■ Requirements
Output every line exactly as written. Leave out pictures.

■ Source material
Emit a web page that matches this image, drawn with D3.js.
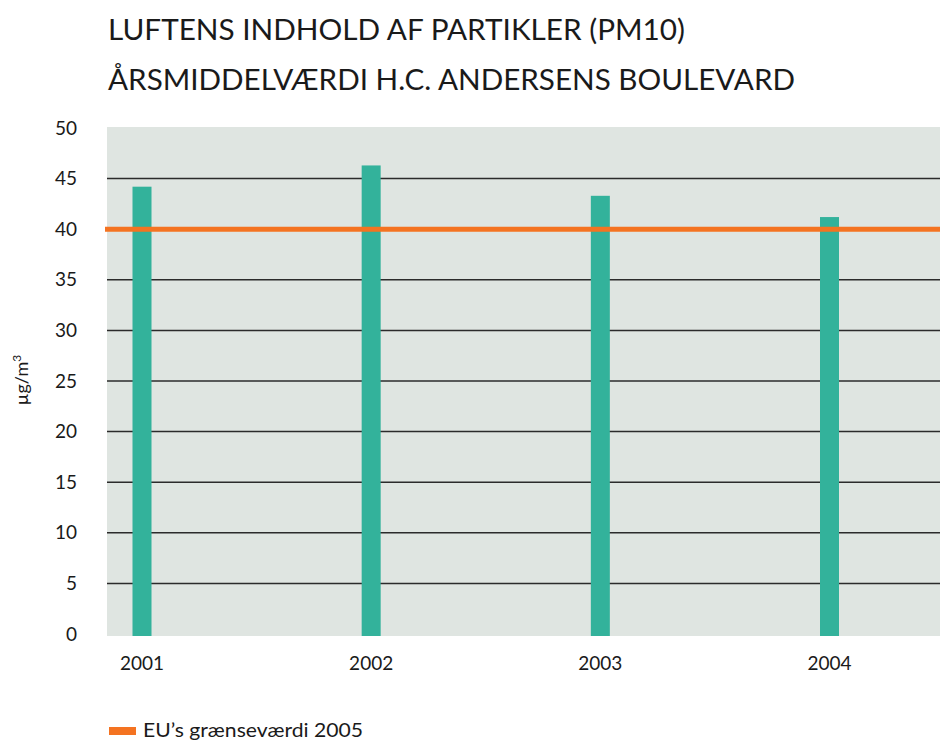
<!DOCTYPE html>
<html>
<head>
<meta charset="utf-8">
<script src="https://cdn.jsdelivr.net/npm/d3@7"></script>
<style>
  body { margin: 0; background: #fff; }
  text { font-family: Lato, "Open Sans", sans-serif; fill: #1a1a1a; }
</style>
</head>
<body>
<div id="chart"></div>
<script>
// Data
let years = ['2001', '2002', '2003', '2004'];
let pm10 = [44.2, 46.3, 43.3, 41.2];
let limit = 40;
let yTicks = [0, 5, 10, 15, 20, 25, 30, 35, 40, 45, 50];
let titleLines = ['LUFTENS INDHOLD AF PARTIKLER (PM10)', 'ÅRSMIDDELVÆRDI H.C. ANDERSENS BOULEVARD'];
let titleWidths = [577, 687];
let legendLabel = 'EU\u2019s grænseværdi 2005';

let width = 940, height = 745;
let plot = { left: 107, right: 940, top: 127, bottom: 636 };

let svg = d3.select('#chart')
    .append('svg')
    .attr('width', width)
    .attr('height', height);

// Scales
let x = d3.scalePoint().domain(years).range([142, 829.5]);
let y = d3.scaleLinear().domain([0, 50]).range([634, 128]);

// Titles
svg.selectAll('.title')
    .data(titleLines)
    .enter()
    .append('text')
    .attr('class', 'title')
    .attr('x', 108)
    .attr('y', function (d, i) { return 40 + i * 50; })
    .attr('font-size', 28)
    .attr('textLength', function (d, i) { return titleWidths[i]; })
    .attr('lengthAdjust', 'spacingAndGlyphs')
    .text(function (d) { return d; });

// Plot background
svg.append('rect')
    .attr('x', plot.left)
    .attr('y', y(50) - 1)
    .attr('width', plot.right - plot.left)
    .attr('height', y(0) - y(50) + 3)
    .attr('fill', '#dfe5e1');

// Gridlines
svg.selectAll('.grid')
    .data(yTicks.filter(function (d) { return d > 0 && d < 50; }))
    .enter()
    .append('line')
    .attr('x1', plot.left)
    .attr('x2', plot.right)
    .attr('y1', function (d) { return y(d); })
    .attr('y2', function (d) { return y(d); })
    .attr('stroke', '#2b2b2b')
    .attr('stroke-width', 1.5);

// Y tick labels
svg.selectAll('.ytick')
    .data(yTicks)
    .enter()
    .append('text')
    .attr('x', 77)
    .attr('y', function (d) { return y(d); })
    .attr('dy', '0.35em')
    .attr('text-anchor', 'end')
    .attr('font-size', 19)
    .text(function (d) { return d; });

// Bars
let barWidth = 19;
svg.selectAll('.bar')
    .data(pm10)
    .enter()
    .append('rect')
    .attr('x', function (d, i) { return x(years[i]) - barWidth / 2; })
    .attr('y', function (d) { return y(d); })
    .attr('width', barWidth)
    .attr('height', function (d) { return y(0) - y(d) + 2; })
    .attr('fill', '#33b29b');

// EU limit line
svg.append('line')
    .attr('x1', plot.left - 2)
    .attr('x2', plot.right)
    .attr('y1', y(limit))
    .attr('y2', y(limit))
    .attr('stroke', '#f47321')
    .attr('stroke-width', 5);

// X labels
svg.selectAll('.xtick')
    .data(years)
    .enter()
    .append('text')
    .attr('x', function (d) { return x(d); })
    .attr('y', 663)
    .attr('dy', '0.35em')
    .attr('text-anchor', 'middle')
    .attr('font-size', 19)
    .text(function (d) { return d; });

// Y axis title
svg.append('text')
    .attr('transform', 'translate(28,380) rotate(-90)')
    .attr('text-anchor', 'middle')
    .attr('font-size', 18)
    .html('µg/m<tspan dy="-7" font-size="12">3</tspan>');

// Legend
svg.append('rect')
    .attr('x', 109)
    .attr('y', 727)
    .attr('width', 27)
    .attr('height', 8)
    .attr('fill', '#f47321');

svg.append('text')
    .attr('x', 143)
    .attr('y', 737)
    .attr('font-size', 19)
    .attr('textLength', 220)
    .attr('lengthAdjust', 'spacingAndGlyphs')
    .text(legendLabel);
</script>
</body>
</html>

■ Reply to the task
Emit a web page that matches this image, drawn with D3.js.
<!DOCTYPE html>
<html>
<head>
<meta charset="utf-8">
<script src="https://cdn.jsdelivr.net/npm/d3@7"></script>
<style>
  body { margin: 0; background: #fff; }
  text { font-family: Lato, "Open Sans", sans-serif; fill: #1a1a1a; }
</style>
</head>
<body>
<div id="chart"></div>
<script>
// Data
let years = ['2001', '2002', '2003', '2004'];
let pm10 = [44.2, 46.3, 43.3, 41.2];
let limit = 40;
let yTicks = [0, 5, 10, 15, 20, 25, 30, 35, 40, 45, 50];
let titleLines = ['LUFTENS INDHOLD AF PARTIKLER (PM10)', 'ÅRSMIDDELVÆRDI H.C. ANDERSENS BOULEVARD'];
let titleWidths = [577, 687];
let legendLabel = 'EU\u2019s grænseværdi 2005';

let width = 940, height = 745;
let plot = { left: 107, right: 940, top: 127, bottom: 636 };

let svg = d3.select('#chart')
    .append('svg')
    .attr('width', width)
    .attr('height', height);

// Scales
let x = d3.scalePoint().domain(years).range([142, 829.5]);
let y = d3.scaleLinear().domain([0, 50]).range([634, 128]);

// Titles
svg.selectAll('.title')
    .data(titleLines)
    .enter()
    .append('text')
    .attr('class', 'title')
    .attr('x', 108)
    .attr('y', function (d, i) { return 40 + i * 50; })
    .attr('font-size', 28)
    .attr('textLength', function (d, i) { return titleWidths[i]; })
    .attr('lengthAdjust', 'spacingAndGlyphs')
    .text(function (d) { return d; });

// Plot background
svg.append('rect')
    .attr('x', plot.left)
    .attr('y', y(50) - 1)
    .attr('width', plot.right - plot.left)
    .attr('height', y(0) - y(50) + 3)
    .attr('fill', '#dfe5e1');

// Gridlines
svg.selectAll('.grid')
    .data(yTicks.filter(function (d) { return d > 0 && d < 50; }))
    .enter()
    .append('line')
    .attr('x1', plot.left)
    .attr('x2', plot.right)
    .attr('y1', function (d) { return y(d); })
    .attr('y2', function (d) { return y(d); })
    .attr('stroke', '#2b2b2b')
    .attr('stroke-width', 1.5);

// Y tick labels
svg.selectAll('.ytick')
    .data(yTicks)
    .enter()
    .append('text')
    .attr('x', 77)
    .attr('y', function (d) { return y(d); })
    .attr('dy', '0.35em')
    .attr('text-anchor', 'end')
    .attr('font-size', 19)
    .text(function (d) { return d; });

// Bars
let barWidth = 19;
svg.selectAll('.bar')
    .data(pm10)
    .enter()
    .append('rect')
    .attr('x', function (d, i) { return x(years[i]) - barWidth / 2; })
    .attr('y', function (d) { return y(d); })
    .attr('width', barWidth)
    .attr('height', function (d) { return y(0) - y(d) + 2; })
    .attr('fill', '#33b29b');

// EU limit line
svg.append('line')
    .attr('x1', plot.left - 2)
    .attr('x2', plot.right)
    .attr('y1', y(limit))
    .attr('y2', y(limit))
    .attr('stroke', '#f47321')
    .attr('stroke-width', 5);

// X labels
svg.selectAll('.xtick')
    .data(years)
    .enter()
    .append('text')
    .attr('x', function (d) { return x(d); })
    .attr('y', 663)
    .attr('dy', '0.35em')
    .attr('text-anchor', 'middle')
    .attr('font-size', 19)
    .text(function (d) { return d; });

// Y axis title
svg.append('text')
    .attr('transform', 'translate(28,380) rotate(-90)')
    .attr('text-anchor', 'middle')
    .attr('font-size', 18)
    .html('µg/m<tspan dy="-7" font-size="12">3</tspan>');

// Legend
svg.append('rect')
    .attr('x', 109)
    .attr('y', 727)
    .attr('width', 27)
    .attr('height', 8)
    .attr('fill', '#f47321');

svg.append('text')
    .attr('x', 143)
    .attr('y', 737)
    .attr('font-size', 19)
    .attr('textLength', 220)
    .attr('lengthAdjust', 'spacingAndGlyphs')
    .text(legendLabel);
</script>
</body>
</html>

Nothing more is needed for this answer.